Retype, exactly as they stand, the lines from the start of the data to the line that contains "Chart.register(...registerables);", both ends included. Leave the pictures out.

________________

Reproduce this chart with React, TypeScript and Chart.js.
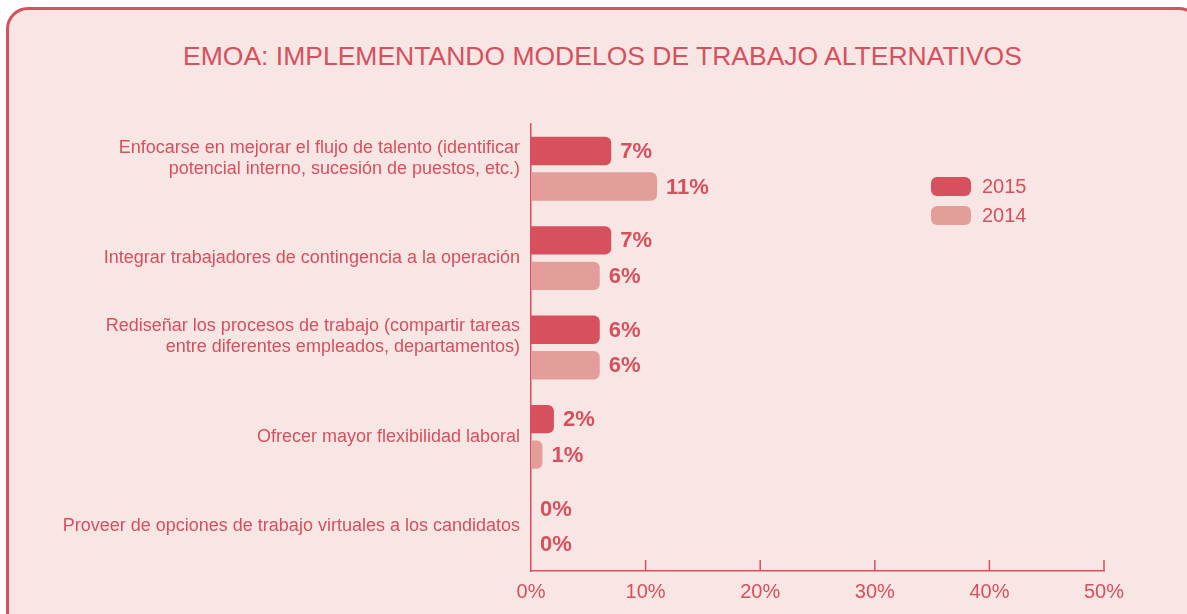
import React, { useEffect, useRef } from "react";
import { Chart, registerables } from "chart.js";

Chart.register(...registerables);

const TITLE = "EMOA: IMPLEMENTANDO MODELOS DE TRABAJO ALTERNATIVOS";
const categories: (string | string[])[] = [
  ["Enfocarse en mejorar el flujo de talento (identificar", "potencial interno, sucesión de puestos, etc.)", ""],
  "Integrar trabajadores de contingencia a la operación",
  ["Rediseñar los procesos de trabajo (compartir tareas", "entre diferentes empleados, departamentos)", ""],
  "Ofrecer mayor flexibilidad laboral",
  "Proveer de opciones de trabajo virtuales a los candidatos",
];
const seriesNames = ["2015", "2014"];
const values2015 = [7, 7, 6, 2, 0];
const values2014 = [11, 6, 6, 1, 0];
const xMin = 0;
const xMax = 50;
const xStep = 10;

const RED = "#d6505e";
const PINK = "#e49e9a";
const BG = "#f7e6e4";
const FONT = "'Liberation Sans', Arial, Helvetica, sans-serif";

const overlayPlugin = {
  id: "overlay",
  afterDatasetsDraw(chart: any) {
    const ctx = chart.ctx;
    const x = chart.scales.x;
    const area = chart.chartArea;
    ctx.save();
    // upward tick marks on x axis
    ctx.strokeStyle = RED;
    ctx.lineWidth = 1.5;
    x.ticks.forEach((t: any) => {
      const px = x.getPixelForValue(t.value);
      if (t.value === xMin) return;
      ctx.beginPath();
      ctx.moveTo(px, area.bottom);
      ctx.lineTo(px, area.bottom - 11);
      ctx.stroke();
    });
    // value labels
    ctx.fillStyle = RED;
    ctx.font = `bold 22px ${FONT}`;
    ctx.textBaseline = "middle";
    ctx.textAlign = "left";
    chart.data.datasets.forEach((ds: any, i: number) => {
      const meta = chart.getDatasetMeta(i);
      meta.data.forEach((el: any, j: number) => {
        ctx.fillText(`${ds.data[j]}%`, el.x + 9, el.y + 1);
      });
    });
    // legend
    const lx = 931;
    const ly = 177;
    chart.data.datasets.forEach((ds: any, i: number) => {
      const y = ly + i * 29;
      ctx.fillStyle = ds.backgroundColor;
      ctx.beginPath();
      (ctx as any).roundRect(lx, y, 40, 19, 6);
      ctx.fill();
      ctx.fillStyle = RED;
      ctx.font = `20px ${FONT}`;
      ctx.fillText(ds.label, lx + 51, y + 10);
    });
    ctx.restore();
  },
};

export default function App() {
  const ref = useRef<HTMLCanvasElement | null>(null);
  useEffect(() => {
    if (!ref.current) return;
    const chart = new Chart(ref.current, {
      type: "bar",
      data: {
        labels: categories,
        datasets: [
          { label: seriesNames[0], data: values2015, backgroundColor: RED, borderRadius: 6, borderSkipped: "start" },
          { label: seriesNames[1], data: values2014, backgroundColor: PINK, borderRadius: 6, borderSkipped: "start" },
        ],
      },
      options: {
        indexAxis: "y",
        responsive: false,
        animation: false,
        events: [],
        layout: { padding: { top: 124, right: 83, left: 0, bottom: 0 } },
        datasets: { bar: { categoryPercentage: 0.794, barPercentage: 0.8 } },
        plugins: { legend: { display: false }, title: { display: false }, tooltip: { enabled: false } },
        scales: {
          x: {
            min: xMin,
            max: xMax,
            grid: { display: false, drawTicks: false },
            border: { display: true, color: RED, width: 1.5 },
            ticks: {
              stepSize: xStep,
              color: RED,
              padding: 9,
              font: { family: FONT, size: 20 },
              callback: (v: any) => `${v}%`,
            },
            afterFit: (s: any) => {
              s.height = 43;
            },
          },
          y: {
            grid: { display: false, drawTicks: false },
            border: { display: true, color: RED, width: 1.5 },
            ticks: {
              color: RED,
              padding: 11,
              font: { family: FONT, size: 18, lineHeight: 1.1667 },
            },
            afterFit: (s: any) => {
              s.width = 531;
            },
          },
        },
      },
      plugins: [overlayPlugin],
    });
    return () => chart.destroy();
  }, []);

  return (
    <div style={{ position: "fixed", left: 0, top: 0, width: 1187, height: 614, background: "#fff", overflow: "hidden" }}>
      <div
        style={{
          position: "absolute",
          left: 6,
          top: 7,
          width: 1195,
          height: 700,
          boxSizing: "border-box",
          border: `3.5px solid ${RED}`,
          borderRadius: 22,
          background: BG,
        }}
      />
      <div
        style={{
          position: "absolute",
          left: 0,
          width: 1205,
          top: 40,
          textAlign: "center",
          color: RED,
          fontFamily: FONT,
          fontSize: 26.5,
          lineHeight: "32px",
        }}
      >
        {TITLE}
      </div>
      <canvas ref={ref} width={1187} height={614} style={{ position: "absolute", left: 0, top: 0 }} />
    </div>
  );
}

________________

» Output of the task:
Reproduce this chart with React, TypeScript and Chart.js.
import React, { useEffect, useRef } from "react";
import { Chart, registerables } from "chart.js";

Chart.register(...registerables);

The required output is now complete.